There are many other ocean-related ventures, too numerous to detail today in full, like the Elizabeth, N.J. Seaport Center, the Los Angeles distribution and processing facility, the San Francisco seafood companies, the Ocean Challenge Program in Los Angeles for at- risk youth-all of these inspired by True Parents' vision and example.

In 1988 Father announced the expansion of the Oceanic Providence to the world level. Already, Il Seung in Korea is building boats, Happy World in Japan is wholesaling and distributing seafood, and Australia has purchased a fishing vessel, to name just a few of the worldwide oceanic activities. There is not enough time to cover everything.

However, I do want to note that as Father has pioneered the vast potential of the ocean, Mother would always be there too. Indeed, while traveling in Alaska with Father, Mother fished for salmon in the many streams and rivers near Kodiak, and soon she was catching trophy- size salmon. Mother would even accompany Father to remote fishing areas where there was no electricity and only dirty trailers to live in.

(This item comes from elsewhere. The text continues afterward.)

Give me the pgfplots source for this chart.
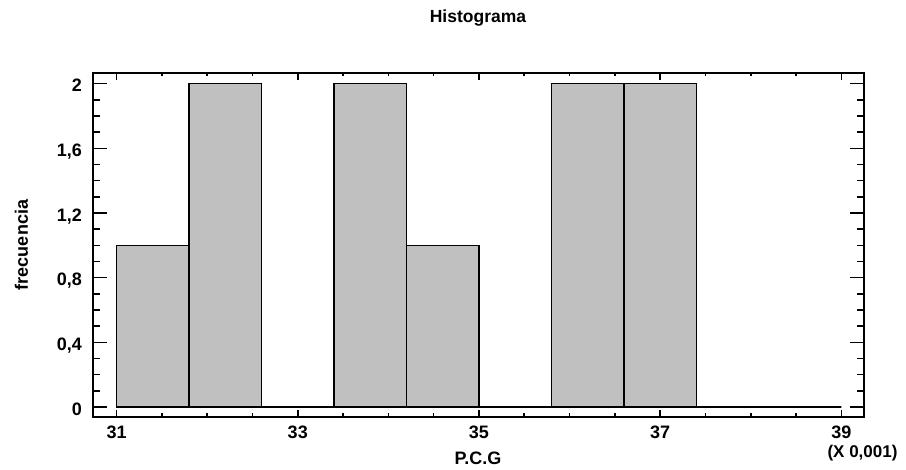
\documentclass[border=0pt]{standalone}
\usepackage{fontspec}
\setmainfont{Liberation Sans}
\usepackage{pgfplots}
\pgfplotsset{compat=1.18}
\definecolor{barfill}{RGB}{192,192,192}
\begin{document}
\begin{tikzpicture}[x=1pt,y=1pt]
\useasboundingbox (-93,-53) rectangle (813,417);
\begin{axis}[
  at={(0,0)}, anchor=south west,
  scale only axis, width=771pt, height=344pt,
  xmin=30.74, xmax=39.25, ymin=-0.062, ymax=2.066,
  xtick={31,33,35,37,39}, minor x tick num=3,
  ytick={0,0.4,0.8,1.2,1.6,2}, minor y tick num=3,
  tick align=inside,
  axis line style={line width=2.2pt},
  every tick/.style={black, line width=1.6pt},
  x tick style={/pgfplots/major tick length=7pt,/pgfplots/minor tick length=3.5pt},
  y tick style={/pgfplots/major tick length=14pt,/pgfplots/minor tick length=7pt},
  /pgf/number format/assume math mode=true,
  /pgf/number format/use comma,
  /pgf/number format/fixed,
  /pgf/number format/1000 sep={},
  xticklabel style={font=\fontsize{18}{21}\selectfont\bfseries, inner sep=0pt, anchor=base, yshift=-22pt},
  yticklabel style={font=\fontsize{18}{21}\selectfont\bfseries, inner sep=0pt, anchor=base east, xshift=-11pt, yshift=-8.3pt},
  clip=false,
]
\addplot[ybar interval, fill=barfill, draw=black, line width=1.2pt] coordinates {
  (31.0,1) (31.8,2) (32.6,0) (33.4,2) (34.2,1) (35.0,0) (35.8,2) (36.6,2) (37.4,0) (38.2,0) (39.0,0)
};
\end{axis}
\node[anchor=base, font=\fontsize{17.5}{20}\selectfont\bfseries] at (385,394) {Histograma};
\node[anchor=base, font=\fontsize{18}{21}\selectfont\bfseries] at (385,-48) {P.C.G};
\node[anchor=base, font=\fontsize{17}{20}\selectfont\bfseries] at (769.5,-40.5) {(X 0,001)};
\node[anchor=base, rotate=90, font=\fontsize{18}{21}\selectfont\bfseries] at (-65,172) {frecuencia};
\end{tikzpicture}
\end{document}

To pioneer the Oceanic Providence, True Parents endured many harsh living conditions and lonely circumstances, yet they always practiced True Love, giving more than anyone else.

Finally I want to recount one more episode that happened back here on the Hudson River last year. True Parents' grandson Shin Won Nim, at about five years of age, began to accompany Father on his many fishing trips for striped bass, leaving with him early in the morning.

One member on Father's boat told me that "through rough seas, rain and cold weather, Shin Won Nim never complained or got upset." Truly, he has inherited Father's spirit!

From today onward, I hope that we can all inherit this spirit of True Parents and True Family and write many new chapters ourselves in the ocean providence history.